◆ **Job**:
Repeat the data that follows, word for word, without the images.

------------------------------------

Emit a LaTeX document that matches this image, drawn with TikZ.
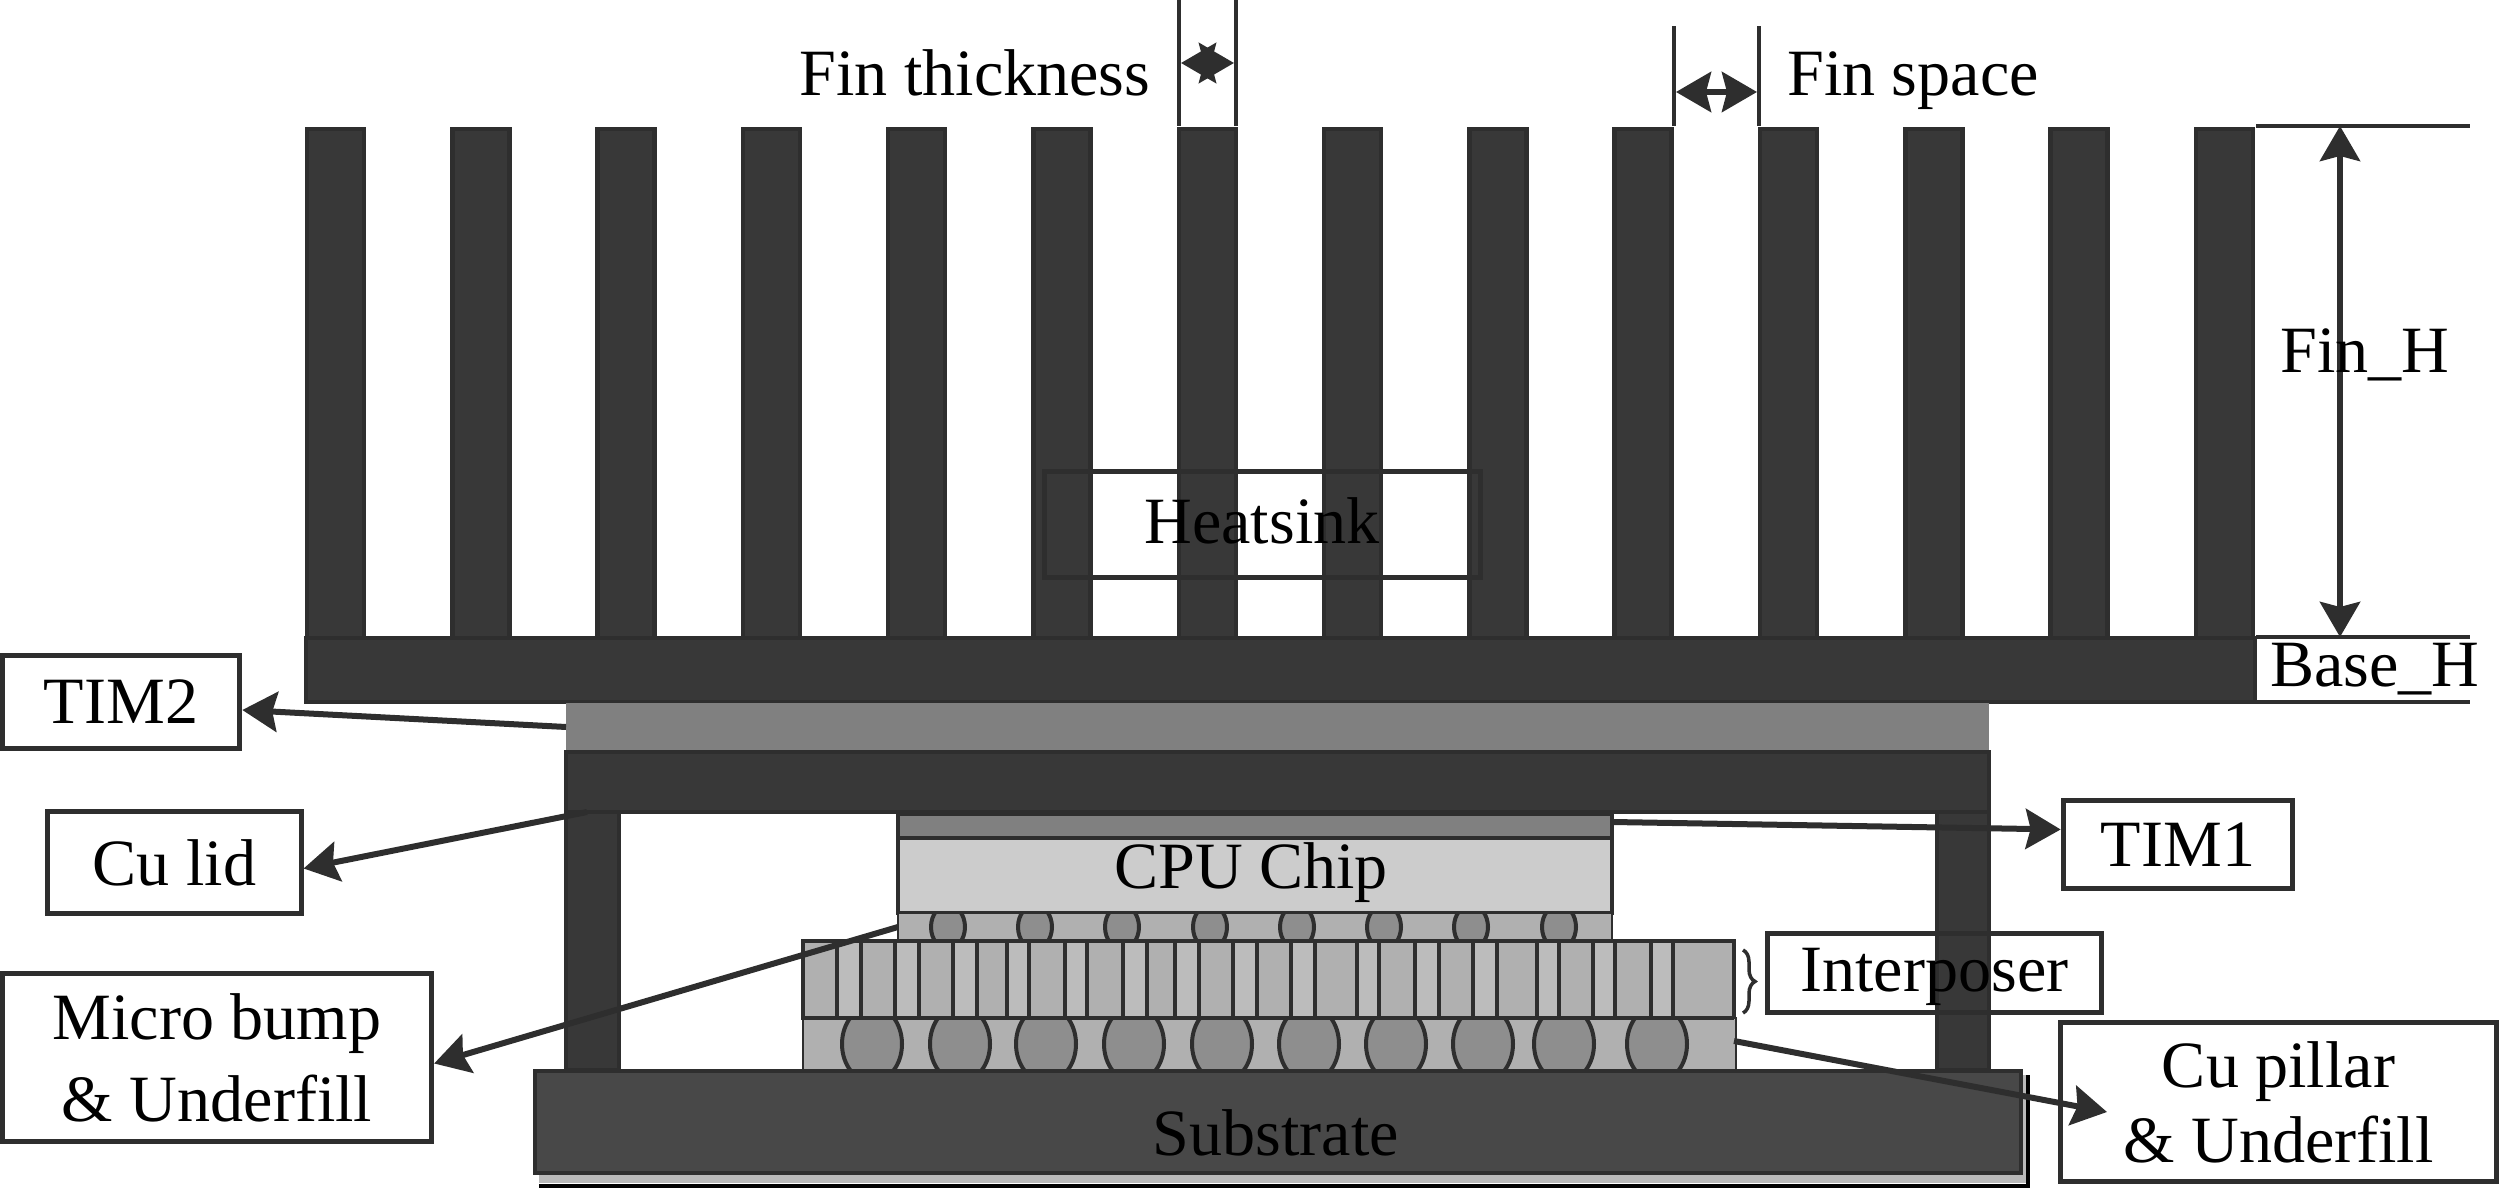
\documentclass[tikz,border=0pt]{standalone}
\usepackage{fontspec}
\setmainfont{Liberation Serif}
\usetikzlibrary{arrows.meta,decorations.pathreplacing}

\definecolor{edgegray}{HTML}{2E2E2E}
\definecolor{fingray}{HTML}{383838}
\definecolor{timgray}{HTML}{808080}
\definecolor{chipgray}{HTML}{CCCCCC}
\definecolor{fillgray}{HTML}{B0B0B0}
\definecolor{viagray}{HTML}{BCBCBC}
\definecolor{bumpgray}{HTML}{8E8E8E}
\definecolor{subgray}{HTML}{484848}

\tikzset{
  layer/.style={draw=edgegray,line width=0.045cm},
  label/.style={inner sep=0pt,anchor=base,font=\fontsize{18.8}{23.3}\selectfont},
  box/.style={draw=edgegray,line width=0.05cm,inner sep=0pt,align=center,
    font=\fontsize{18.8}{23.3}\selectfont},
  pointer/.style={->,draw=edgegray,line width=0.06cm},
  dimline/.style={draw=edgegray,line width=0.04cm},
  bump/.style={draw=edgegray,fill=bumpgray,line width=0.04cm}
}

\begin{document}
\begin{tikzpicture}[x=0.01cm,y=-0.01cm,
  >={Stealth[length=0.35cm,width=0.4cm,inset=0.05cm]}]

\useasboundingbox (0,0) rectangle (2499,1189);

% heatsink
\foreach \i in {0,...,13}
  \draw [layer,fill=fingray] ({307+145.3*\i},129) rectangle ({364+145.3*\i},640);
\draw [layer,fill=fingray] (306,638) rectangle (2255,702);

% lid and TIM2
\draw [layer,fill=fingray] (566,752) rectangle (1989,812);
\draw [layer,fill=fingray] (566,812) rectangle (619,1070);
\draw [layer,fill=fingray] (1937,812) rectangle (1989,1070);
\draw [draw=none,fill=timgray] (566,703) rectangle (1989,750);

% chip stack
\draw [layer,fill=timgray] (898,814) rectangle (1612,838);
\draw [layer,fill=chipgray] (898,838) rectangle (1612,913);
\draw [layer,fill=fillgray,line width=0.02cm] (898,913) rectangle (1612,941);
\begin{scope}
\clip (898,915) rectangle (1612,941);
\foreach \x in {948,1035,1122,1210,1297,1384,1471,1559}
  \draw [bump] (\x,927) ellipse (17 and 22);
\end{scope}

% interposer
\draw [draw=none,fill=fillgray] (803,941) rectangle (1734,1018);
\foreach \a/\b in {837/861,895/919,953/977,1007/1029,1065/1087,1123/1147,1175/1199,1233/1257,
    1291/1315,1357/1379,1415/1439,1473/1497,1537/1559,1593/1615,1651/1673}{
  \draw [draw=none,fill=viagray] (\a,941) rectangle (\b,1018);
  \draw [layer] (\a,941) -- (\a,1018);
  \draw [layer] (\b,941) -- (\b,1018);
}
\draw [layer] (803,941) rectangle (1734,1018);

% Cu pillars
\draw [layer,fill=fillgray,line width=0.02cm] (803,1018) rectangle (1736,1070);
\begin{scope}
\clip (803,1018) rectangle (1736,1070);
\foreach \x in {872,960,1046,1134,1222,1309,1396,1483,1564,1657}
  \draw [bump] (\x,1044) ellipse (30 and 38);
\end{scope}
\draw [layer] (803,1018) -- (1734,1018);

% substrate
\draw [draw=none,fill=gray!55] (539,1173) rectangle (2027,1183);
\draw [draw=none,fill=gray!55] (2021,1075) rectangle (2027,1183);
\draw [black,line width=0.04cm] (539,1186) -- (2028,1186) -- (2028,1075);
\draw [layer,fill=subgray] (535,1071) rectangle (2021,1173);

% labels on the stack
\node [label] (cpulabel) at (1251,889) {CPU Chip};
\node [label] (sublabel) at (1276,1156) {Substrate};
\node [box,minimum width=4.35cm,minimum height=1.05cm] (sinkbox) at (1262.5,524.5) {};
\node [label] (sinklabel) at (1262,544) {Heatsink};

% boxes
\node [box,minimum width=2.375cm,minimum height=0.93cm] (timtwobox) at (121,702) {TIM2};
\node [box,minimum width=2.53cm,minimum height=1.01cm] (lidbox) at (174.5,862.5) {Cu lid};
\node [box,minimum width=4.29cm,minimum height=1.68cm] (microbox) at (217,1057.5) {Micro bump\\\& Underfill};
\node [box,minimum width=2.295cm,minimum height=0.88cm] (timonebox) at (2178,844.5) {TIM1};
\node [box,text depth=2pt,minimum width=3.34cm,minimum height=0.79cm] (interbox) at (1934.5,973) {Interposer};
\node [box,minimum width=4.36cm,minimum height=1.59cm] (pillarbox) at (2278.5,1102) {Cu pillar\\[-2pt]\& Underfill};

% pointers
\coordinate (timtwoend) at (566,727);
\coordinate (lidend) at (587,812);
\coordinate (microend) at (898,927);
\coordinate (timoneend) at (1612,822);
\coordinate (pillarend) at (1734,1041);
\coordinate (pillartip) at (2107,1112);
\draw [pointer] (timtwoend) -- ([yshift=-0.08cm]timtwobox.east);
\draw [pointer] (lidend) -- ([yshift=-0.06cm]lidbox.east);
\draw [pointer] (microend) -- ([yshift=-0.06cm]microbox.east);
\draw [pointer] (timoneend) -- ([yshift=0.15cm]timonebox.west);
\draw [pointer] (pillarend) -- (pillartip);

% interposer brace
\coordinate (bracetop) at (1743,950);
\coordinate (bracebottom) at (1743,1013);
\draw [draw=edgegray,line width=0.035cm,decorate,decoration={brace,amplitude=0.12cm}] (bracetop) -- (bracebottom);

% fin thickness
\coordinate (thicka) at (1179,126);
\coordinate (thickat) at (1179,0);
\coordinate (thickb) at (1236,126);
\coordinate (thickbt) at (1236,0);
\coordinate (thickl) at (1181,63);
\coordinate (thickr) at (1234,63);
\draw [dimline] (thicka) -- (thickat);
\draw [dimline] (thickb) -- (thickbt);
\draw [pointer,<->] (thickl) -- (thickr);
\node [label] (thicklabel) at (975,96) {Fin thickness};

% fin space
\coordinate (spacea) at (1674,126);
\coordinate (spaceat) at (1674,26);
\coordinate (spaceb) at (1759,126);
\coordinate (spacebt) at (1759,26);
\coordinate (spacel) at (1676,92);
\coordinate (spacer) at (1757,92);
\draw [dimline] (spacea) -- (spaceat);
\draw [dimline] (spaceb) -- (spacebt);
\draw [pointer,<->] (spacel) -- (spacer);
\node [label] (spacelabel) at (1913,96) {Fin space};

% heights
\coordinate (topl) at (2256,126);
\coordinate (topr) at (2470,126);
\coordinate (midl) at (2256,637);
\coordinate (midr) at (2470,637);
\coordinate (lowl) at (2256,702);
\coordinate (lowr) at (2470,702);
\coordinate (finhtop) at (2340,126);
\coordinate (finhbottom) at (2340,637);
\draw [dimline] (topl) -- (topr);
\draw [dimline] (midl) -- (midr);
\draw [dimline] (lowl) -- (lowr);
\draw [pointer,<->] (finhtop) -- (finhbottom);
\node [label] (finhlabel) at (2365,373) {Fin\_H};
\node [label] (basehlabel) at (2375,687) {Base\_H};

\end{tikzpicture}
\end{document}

------------------------------------

◆ **Written response**:
Emit a LaTeX document that matches this image, drawn with TikZ.
\documentclass[tikz,border=0pt]{standalone}
\usepackage{fontspec}
\setmainfont{Liberation Serif}
\usetikzlibrary{arrows.meta,decorations.pathreplacing}

\definecolor{edgegray}{HTML}{2E2E2E}
\definecolor{fingray}{HTML}{383838}
\definecolor{timgray}{HTML}{808080}
\definecolor{chipgray}{HTML}{CCCCCC}
\definecolor{fillgray}{HTML}{B0B0B0}
\definecolor{viagray}{HTML}{BCBCBC}
\definecolor{bumpgray}{HTML}{8E8E8E}
\definecolor{subgray}{HTML}{484848}

\tikzset{
  layer/.style={draw=edgegray,line width=0.045cm},
  label/.style={inner sep=0pt,anchor=base,font=\fontsize{18.8}{23.3}\selectfont},
  box/.style={draw=edgegray,line width=0.05cm,inner sep=0pt,align=center,
    font=\fontsize{18.8}{23.3}\selectfont},
  pointer/.style={->,draw=edgegray,line width=0.06cm},
  dimline/.style={draw=edgegray,line width=0.04cm},
  bump/.style={draw=edgegray,fill=bumpgray,line width=0.04cm}
}

\begin{document}
\begin{tikzpicture}[x=0.01cm,y=-0.01cm,
  >={Stealth[length=0.35cm,width=0.4cm,inset=0.05cm]}]

\useasboundingbox (0,0) rectangle (2499,1189);

% heatsink
\foreach \i in {0,...,13}
  \draw [layer,fill=fingray] ({307+145.3*\i},129) rectangle ({364+145.3*\i},640);
\draw [layer,fill=fingray] (306,638) rectangle (2255,702);

% lid and TIM2
\draw [layer,fill=fingray] (566,752) rectangle (1989,812);
\draw [layer,fill=fingray] (566,812) rectangle (619,1070);
\draw [layer,fill=fingray] (1937,812) rectangle (1989,1070);
\draw [draw=none,fill=timgray] (566,703) rectangle (1989,750);

% chip stack
\draw [layer,fill=timgray] (898,814) rectangle (1612,838);
\draw [layer,fill=chipgray] (898,838) rectangle (1612,913);
\draw [layer,fill=fillgray,line width=0.02cm] (898,913) rectangle (1612,941);
\begin{scope}
\clip (898,915) rectangle (1612,941);
\foreach \x in {948,1035,1122,1210,1297,1384,1471,1559}
  \draw [bump] (\x,927) ellipse (17 and 22);
\end{scope}

% interposer
\draw [draw=none,fill=fillgray] (803,941) rectangle (1734,1018);
\foreach \a/\b in {837/861,895/919,953/977,1007/1029,1065/1087,1123/1147,1175/1199,1233/1257,
    1291/1315,1357/1379,1415/1439,1473/1497,1537/1559,1593/1615,1651/1673}{
  \draw [draw=none,fill=viagray] (\a,941) rectangle (\b,1018);
  \draw [layer] (\a,941) -- (\a,1018);
  \draw [layer] (\b,941) -- (\b,1018);
}
\draw [layer] (803,941) rectangle (1734,1018);

% Cu pillars
\draw [layer,fill=fillgray,line width=0.02cm] (803,1018) rectangle (1736,1070);
\begin{scope}
\clip (803,1018) rectangle (1736,1070);
\foreach \x in {872,960,1046,1134,1222,1309,1396,1483,1564,1657}
  \draw [bump] (\x,1044) ellipse (30 and 38);
\end{scope}
\draw [layer] (803,1018) -- (1734,1018);

% substrate
\draw [draw=none,fill=gray!55] (539,1173) rectangle (2027,1183);
\draw [draw=none,fill=gray!55] (2021,1075) rectangle (2027,1183);
\draw [black,line width=0.04cm] (539,1186) -- (2028,1186) -- (2028,1075);
\draw [layer,fill=subgray] (535,1071) rectangle (2021,1173);

% labels on the stack
\node [label] (cpulabel) at (1251,889) {CPU Chip};
\node [label] (sublabel) at (1276,1156) {Substrate};
\node [box,minimum width=4.35cm,minimum height=1.05cm] (sinkbox) at (1262.5,524.5) {};
\node [label] (sinklabel) at (1262,544) {Heatsink};

% boxes
\node [box,minimum width=2.375cm,minimum height=0.93cm] (timtwobox) at (121,702) {TIM2};
\node [box,minimum width=2.53cm,minimum height=1.01cm] (lidbox) at (174.5,862.5) {Cu lid};
\node [box,minimum width=4.29cm,minimum height=1.68cm] (microbox) at (217,1057.5) {Micro bump\\\& Underfill};
\node [box,minimum width=2.295cm,minimum height=0.88cm] (timonebox) at (2178,844.5) {TIM1};
\node [box,text depth=2pt,minimum width=3.34cm,minimum height=0.79cm] (interbox) at (1934.5,973) {Interposer};
\node [box,minimum width=4.36cm,minimum height=1.59cm] (pillarbox) at (2278.5,1102) {Cu pillar\\[-2pt]\& Underfill};

% pointers
\coordinate (timtwoend) at (566,727);
\coordinate (lidend) at (587,812);
\coordinate (microend) at (898,927);
\coordinate (timoneend) at (1612,822);
\coordinate (pillarend) at (1734,1041);
\coordinate (pillartip) at (2107,1112);
\draw [pointer] (timtwoend) -- ([yshift=-0.08cm]timtwobox.east);
\draw [pointer] (lidend) -- ([yshift=-0.06cm]lidbox.east);
\draw [pointer] (microend) -- ([yshift=-0.06cm]microbox.east);
\draw [pointer] (timoneend) -- ([yshift=0.15cm]timonebox.west);
\draw [pointer] (pillarend) -- (pillartip);

% interposer brace
\coordinate (bracetop) at (1743,950);
\coordinate (bracebottom) at (1743,1013);
\draw [draw=edgegray,line width=0.035cm,decorate,decoration={brace,amplitude=0.12cm}] (bracetop) -- (bracebottom);

% fin thickness
\coordinate (thicka) at (1179,126);
\coordinate (thickat) at (1179,0);
\coordinate (thickb) at (1236,126);
\coordinate (thickbt) at (1236,0);
\coordinate (thickl) at (1181,63);
\coordinate (thickr) at (1234,63);
\draw [dimline] (thicka) -- (thickat);
\draw [dimline] (thickb) -- (thickbt);
\draw [pointer,<->] (thickl) -- (thickr);
\node [label] (thicklabel) at (975,96) {Fin thickness};

% fin space
\coordinate (spacea) at (1674,126);
\coordinate (spaceat) at (1674,26);
\coordinate (spaceb) at (1759,126);
\coordinate (spacebt) at (1759,26);
\coordinate (spacel) at (1676,92);
\coordinate (spacer) at (1757,92);
\draw [dimline] (spacea) -- (spaceat);
\draw [dimline] (spaceb) -- (spacebt);
\draw [pointer,<->] (spacel) -- (spacer);
\node [label] (spacelabel) at (1913,96) {Fin space};

% heights
\coordinate (topl) at (2256,126);
\coordinate (topr) at (2470,126);
\coordinate (midl) at (2256,637);
\coordinate (midr) at (2470,637);
\coordinate (lowl) at (2256,702);
\coordinate (lowr) at (2470,702);
\coordinate (finhtop) at (2340,126);
\coordinate (finhbottom) at (2340,637);
\draw [dimline] (topl) -- (topr);
\draw [dimline] (midl) -- (midr);
\draw [dimline] (lowl) -- (lowr);
\draw [pointer,<->] (finhtop) -- (finhbottom);
\node [label] (finhlabel) at (2365,373) {Fin\_H};
\node [label] (basehlabel) at (2375,687) {Base\_H};

\end{tikzpicture}
\end{document}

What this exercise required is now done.